Asked by Charlie Rose whether Comey's firing was the worst mistake in political history, he said: "That would probably be too bombastic even for me, but maybe 'modern political history.'"
Bannon said institutions such as the Senate and House of Representatives can be changed "if the leadership is changed." But he also said the FBI, which he called "an institution," is different.
"I don't believe that the institutional logic of the FBI, and particularly in regards to an investigation, could possibly be changed by changing the head of it," Bannon said.
The ousted White House adviser also said that if Comey hadn't been fired, "we would not have the Mueller investigation," referring to special counsel Robert Mueller, who is heading the investigation into possible ties between Trump's election campaign and the Russian government.
Trump was heavily scrutinized for citing this investigation as a reason he dismissed Comey in May.

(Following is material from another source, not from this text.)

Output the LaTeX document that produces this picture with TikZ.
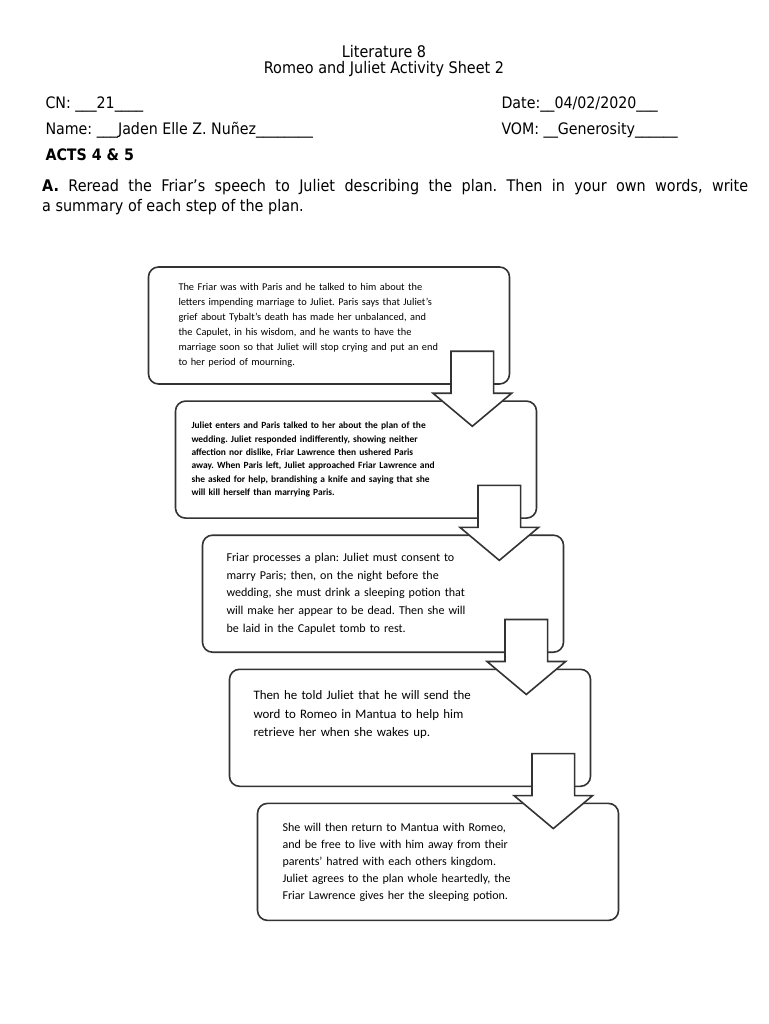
\documentclass[tikz,border=0pt]{standalone}
\usepackage{fontspec}
\setmainfont{DejaVu Sans Condensed}
\newfontfamily\boxfont{Carlito}
\usetikzlibrary{shapes.arrows, positioning, calc}
\frenchspacing

\begin{document}
\begin{tikzpicture}[x=1pt, y=-1pt,
    node distance=15.5pt,
    head/.style={anchor=base west, font=\fontsize{15.8}{18}\selectfont},
    planbox/.style={draw=black!80, line width=1.6pt, rounded corners=10pt, minimum width=361pt, minimum height=117pt, inner sep=0pt, align=left},
    planarrow/.style={draw=black!80, line width=1.6pt, fill=white, single arrow, shape border rotate=270, minimum height=75pt, minimum width=77pt, single arrow head extend=18pt, single arrow tip angle=100, inner sep=20.5pt}
]
    \useasboundingbox (0,0) rectangle (768,1024);
    % heading
    \node[font=\fontsize{16}{18}\selectfont] (title) at (384,52) {Literature 8};
    \node[font=\fontsize{16}{18}\selectfont] (subtitle) at (384,69) {Romeo and Juliet Activity Sheet 2};
    \node[head] (cn) at (42,109) {CN: \_\_\_21\_\_\_\_};
    \node[head] (date) at (498,109) {Date:\_\_04/02/2020\_\_\_};
    \node[head] (name) at (42,135) {Name: \_\_\_Jaden Elle Z. Nuñez\_\_\_\_\_\_\_\_};
    \node[head] (vom) at (498,135) {VOM: \_\_Generosity\_\_\_\_\_\_};
    \node[head, font=\fontsize{15.8}{18}\bfseries] (acts) at (42,161) {ACTS 4 \& 5};
    \node[anchor=north west, align=left, inner sep=0pt, font=\fontsize{16}{20}\selectfont] (task) at (42,179)
        {\makebox[706pt][s]{\textbf{A.} Reread the Friar’s speech to Juliet describing the plan. Then in your own words, write}\\
         a summary of each step of the plan.};

    % steps of the plan
    \node[planbox, text width=301pt, font=\boxfont\fontsize{10.35}{15}\selectfont] (b1) at (329,325.5)
        {The Friar was with Paris and he talked to him about the\\
         letters impending marriage to Juliet. Paris says that Juliet’s\\
         grief about Tybalt’s death has made her unbalanced, and\\
         the Capulet, in his wisdom, and he wants to have the\\
         marriage soon so that Juliet will stop crying and put an end\\
         to her period of mourning.};
    \node[planbox, below=of b1, xshift=27pt, text width=329pt, font=\boxfont\bfseries\fontsize{9.45}{13.4}\selectfont] (b2)
        {Juliet enters and Paris talked to her about the plan of the\\
         wedding. Juliet responded indifferently, showing neither\\
         affection nor dislike, Friar Lawrence then ushered Paris\\
         away. When Paris left, Juliet approached Friar Lawrence and\\
         she asked for help, brandishing a knife and saying that she\\
         will kill herself than marrying Paris.};
    \node[planbox, below=of b2, xshift=27pt, text width=313pt, font=\boxfont\fontsize{12.05}{17.8}\selectfont] (b3)
        {Friar processes a plan: Juliet must consent to\\
         marry Paris; then, on the night before the\\
         wedding, she must drink a sleeping potion that\\
         will make her appear to be dead. Then she will\\
         be laid in the Capulet tomb to rest.};
    \node[planbox, below=of b3, xshift=27pt, text width=313pt, font=\boxfont\fontsize{12.9}{18.2}\selectfont] (b4)
        {Then he told Juliet that he will send the\\
         word to Romeo in Mantua to help him\\
         retrieve her when she wakes up.\\[10pt]\mbox{}};
    \node[planbox, below=of b4, xshift=28pt, text width=311pt, font=\boxfont\fontsize{12}{17}\selectfont] (b5)
        {She will then return to Mantua with Romeo,\\
         and be free to live with him away from their\\
         parents’ hatred with each others kingdom.\\
         Juliet agrees to the plan whole heartedly, the\\
         Friar Lawrence gives her the sleeping potion.};

    % arrows between the steps
    \node[planarrow, anchor=tip] (a1) at ($(b1.east |- b2.north)+(-38,27)$) {};
    \node[planarrow, anchor=tip] (a2) at ($(b2.east |- b3.north)+(-38,27)$) {};
    \node[planarrow, anchor=tip] (a3) at ($(b3.east |- b4.north)+(-38,27)$) {};
    \node[planarrow, anchor=tip] (a4) at ($(b4.east |- b5.north)+(-38,27)$) {};
\end{tikzpicture}
\end{document}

Mueller was appointed as special counsel for the investigation shortly after that move.
White House Press Secretary Sarah Huckabee Sanders responded Monday, saying the administration has "been pretty clear" in its reasoning for ousting Comey, and subsequent events showed that "the president was right in firing" the FBI director.
"Since the director's firing, we've learned new information about his conduct that only provided further justification," Sanders said, listing "false testimony" and leaking information to reporters among them.
Asked if the president was disappointed in Bannon's interview, Sanders said she wasn't sure. She also said that as far as she's aware, the two men have only spoken once since Bannon left his West Wing post.